## Dataset section

· · · ·

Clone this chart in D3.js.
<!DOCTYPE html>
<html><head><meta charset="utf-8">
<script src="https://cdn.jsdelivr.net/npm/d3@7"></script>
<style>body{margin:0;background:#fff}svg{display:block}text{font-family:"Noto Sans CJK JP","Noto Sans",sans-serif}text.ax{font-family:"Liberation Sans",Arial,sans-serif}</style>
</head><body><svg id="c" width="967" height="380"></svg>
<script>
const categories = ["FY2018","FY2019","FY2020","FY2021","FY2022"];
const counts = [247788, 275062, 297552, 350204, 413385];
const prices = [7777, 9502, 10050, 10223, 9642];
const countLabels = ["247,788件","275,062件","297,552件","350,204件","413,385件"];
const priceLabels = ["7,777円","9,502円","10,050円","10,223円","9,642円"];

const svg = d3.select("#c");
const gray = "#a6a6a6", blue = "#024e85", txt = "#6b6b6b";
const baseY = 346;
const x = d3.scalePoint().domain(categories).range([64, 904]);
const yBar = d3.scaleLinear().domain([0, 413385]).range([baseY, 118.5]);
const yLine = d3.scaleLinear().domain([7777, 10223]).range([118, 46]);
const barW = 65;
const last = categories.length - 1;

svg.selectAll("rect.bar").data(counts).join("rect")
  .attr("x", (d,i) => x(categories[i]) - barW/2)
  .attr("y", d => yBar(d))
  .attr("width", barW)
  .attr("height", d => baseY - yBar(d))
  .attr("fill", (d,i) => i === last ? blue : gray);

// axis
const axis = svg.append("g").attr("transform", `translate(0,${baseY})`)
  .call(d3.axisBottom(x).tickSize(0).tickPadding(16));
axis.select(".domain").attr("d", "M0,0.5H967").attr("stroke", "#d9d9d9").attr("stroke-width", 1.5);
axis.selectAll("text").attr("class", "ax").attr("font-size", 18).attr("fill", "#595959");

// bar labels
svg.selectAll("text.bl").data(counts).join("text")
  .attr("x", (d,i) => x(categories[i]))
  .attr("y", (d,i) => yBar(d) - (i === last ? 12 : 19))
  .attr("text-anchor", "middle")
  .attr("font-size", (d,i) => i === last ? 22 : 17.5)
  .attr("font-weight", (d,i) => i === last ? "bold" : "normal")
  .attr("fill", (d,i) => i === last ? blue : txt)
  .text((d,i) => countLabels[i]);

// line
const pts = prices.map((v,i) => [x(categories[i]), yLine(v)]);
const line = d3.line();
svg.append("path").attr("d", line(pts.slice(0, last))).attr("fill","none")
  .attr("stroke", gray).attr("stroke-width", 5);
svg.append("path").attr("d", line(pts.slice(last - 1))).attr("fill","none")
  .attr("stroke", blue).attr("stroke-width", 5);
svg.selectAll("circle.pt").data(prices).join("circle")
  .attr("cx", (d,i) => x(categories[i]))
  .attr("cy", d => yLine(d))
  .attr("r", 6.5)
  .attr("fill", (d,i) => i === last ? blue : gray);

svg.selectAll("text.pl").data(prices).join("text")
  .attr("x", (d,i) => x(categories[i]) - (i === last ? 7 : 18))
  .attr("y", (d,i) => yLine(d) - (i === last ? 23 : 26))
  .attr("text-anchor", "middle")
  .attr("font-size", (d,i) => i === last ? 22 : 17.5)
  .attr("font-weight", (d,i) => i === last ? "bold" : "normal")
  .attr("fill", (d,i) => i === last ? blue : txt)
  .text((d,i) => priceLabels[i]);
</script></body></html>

· · · ·

## Requirements
Return all of the data precisely as it appears.

## Response below
Clone this chart in D3.js.
<!DOCTYPE html>
<html><head><meta charset="utf-8">
<script src="https://cdn.jsdelivr.net/npm/d3@7"></script>
<style>body{margin:0;background:#fff}svg{display:block}text{font-family:"Noto Sans CJK JP","Noto Sans",sans-serif}text.ax{font-family:"Liberation Sans",Arial,sans-serif}</style>
</head><body><svg id="c" width="967" height="380"></svg>
<script>
const categories = ["FY2018","FY2019","FY2020","FY2021","FY2022"];
const counts = [247788, 275062, 297552, 350204, 413385];
const prices = [7777, 9502, 10050, 10223, 9642];
const countLabels = ["247,788件","275,062件","297,552件","350,204件","413,385件"];
const priceLabels = ["7,777円","9,502円","10,050円","10,223円","9,642円"];

const svg = d3.select("#c");
const gray = "#a6a6a6", blue = "#024e85", txt = "#6b6b6b";
const baseY = 346;
const x = d3.scalePoint().domain(categories).range([64, 904]);
const yBar = d3.scaleLinear().domain([0, 413385]).range([baseY, 118.5]);
const yLine = d3.scaleLinear().domain([7777, 10223]).range([118, 46]);
const barW = 65;
const last = categories.length - 1;

svg.selectAll("rect.bar").data(counts).join("rect")
  .attr("x", (d,i) => x(categories[i]) - barW/2)
  .attr("y", d => yBar(d))
  .attr("width", barW)
  .attr("height", d => baseY - yBar(d))
  .attr("fill", (d,i) => i === last ? blue : gray);

// axis
const axis = svg.append("g").attr("transform", `translate(0,${baseY})`)
  .call(d3.axisBottom(x).tickSize(0).tickPadding(16));
axis.select(".domain").attr("d", "M0,0.5H967").attr("stroke", "#d9d9d9").attr("stroke-width", 1.5);
axis.selectAll("text").attr("class", "ax").attr("font-size", 18).attr("fill", "#595959");

// bar labels
svg.selectAll("text.bl").data(counts).join("text")
  .attr("x", (d,i) => x(categories[i]))
  .attr("y", (d,i) => yBar(d) - (i === last ? 12 : 19))
  .attr("text-anchor", "middle")
  .attr("font-size", (d,i) => i === last ? 22 : 17.5)
  .attr("font-weight", (d,i) => i === last ? "bold" : "normal")
  .attr("fill", (d,i) => i === last ? blue : txt)
  .text((d,i) => countLabels[i]);

// line
const pts = prices.map((v,i) => [x(categories[i]), yLine(v)]);
const line = d3.line();
svg.append("path").attr("d", line(pts.slice(0, last))).attr("fill","none")
  .attr("stroke", gray).attr("stroke-width", 5);
svg.append("path").attr("d", line(pts.slice(last - 1))).attr("fill","none")
  .attr("stroke", blue).attr("stroke-width", 5);
svg.selectAll("circle.pt").data(prices).join("circle")
  .attr("cx", (d,i) => x(categories[i]))
  .attr("cy", d => yLine(d))
  .attr("r", 6.5)
  .attr("fill", (d,i) => i === last ? blue : gray);

svg.selectAll("text.pl").data(prices).join("text")
  .attr("x", (d,i) => x(categories[i]) - (i === last ? 7 : 18))
  .attr("y", (d,i) => yLine(d) - (i === last ? 23 : 26))
  .attr("text-anchor", "middle")
  .attr("font-size", (d,i) => i === last ? 22 : 17.5)
  .attr("font-weight", (d,i) => i === last ? "bold" : "normal")
  .attr("fill", (d,i) => i === last ? blue : txt)
  .text((d,i) => priceLabels[i]);
</script></body></html>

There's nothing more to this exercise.